Ronnie N. Glud’a göre derin deniz çukurları, organik madde için birikme bölgeleri görevi görmekte ve süreç, Hadal sistemlerinin bir özelliği olan sık depremlerle kolaylaşmakta.
Depremler malzemeyi yüzyıllar ve bin yıllar boyunca birikmek üzere çukurların en derin kısımlarına taşır ve oksijensiz çözeltilere gömer. Bu nedenle, derin deniz çukurlarının karbon çöplüğü olmaya uygun olup olmadığı sorusu sorulabilir.
Ronnie N. Glud bu durumu, “İnsan gözden ırak bahanesiyle her zaman denizleri ve derin denizi bir çöplük olarak kullanmıştır. Fakat bugün, bunun doğru olmadığını biliyoruz. Yaşam açısından zengin okyanus ve biyolojik ve biyojeokimyasal süreçler yerkürenin işlevi için önemlidir. Bütün bunlar Hadal çukurları için de geçerliliğini korumaktadır.” şeklinde yorumluyor.
Karbon yolculuğunun sonu derin deniz çukurları…
İnsan yapımı, dirençli, ayrışması zor organik maddelerin (kısmen fosil yakıtları yakmamızdan kaynaklanan) en derin deniz çukurlarının dibine ulaşması Ronnie N. Glud’u şaşırtmadı.

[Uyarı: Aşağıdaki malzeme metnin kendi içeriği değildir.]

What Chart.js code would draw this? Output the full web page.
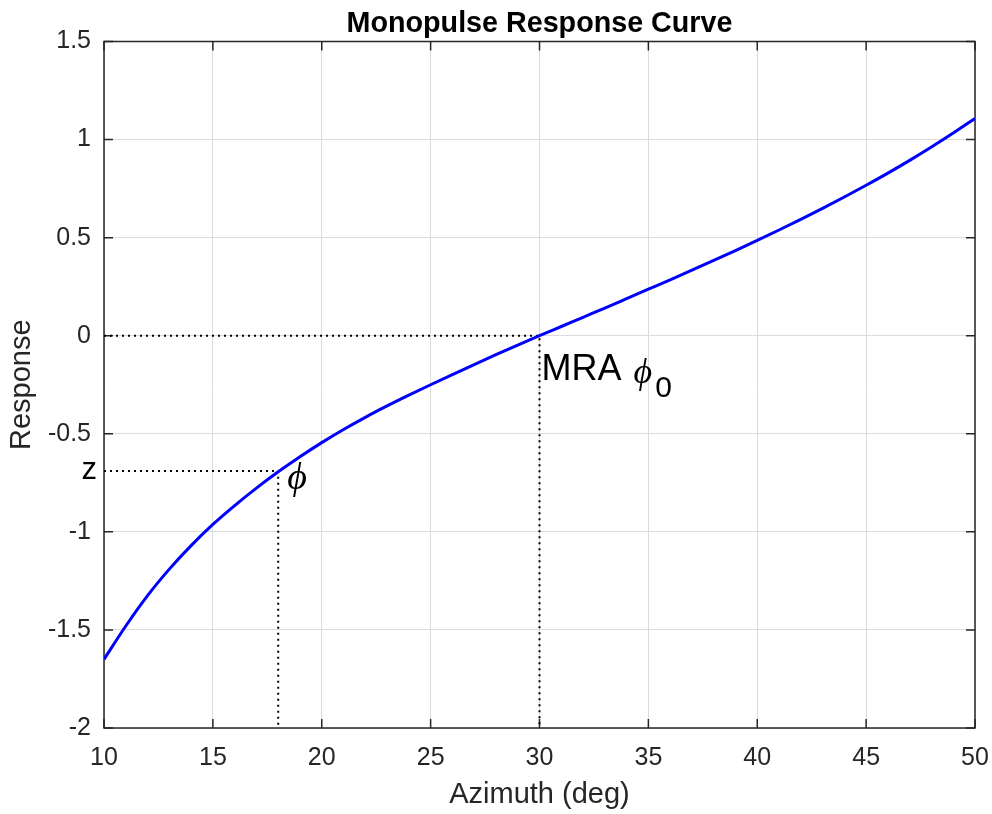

“Geçmişte derin deniz çukurlarının ıssız ve cansız olduğuna, yüzeyde olup bitenlerden etkilenmediğine inanılırdı. Ve bu yüzden Yunan mitolojisinde ölüm (Hades) anlamına gelen kelimeden yola çıkılarak alem adından türetilen ‘Hadal’ adı verilmişti.” diyor ve sözlerine “Bugün Hadal çukurlarının zengin ve çeşitli bir yaşama sahip olduğunu, dinamik ve çok çeşitli olduğunu ve karadan ve yüzeyden gelen malzemenin içlerine kadar yolunu bulduğunu biliyoruz, ne yazık ki buna plastik ve kirleticiler de dahildir. Örneğin, Hadal tortularının şaşırtıcı derecede yüksek seviyede cıva içerdiğini daha önce göstermiştik.” şeklinde devam ediyor.
Kaynaklar
- https://tritonsubs.com/subs/t36000-2/
- Zhang, X., Xu, Y., Xiao, W. et al. The hadal zone is an important and heterogeneous sink of black carbon in the ocean. Commun. Earth Environ. 3, 25 (2022). https://doi.org/10.1038/s43247-022-00351-7
- Alan J. Jamieson, Deo Florence L. Onda, Lebensspuren and müllspuren: Drifting plastic bags alter microtopography of seafloor at full ocean depth (10,000 m, Philippine Trench), Continental Shelf Research, 10.1016/j.csr.2022.104867, 250, (104867), (2022).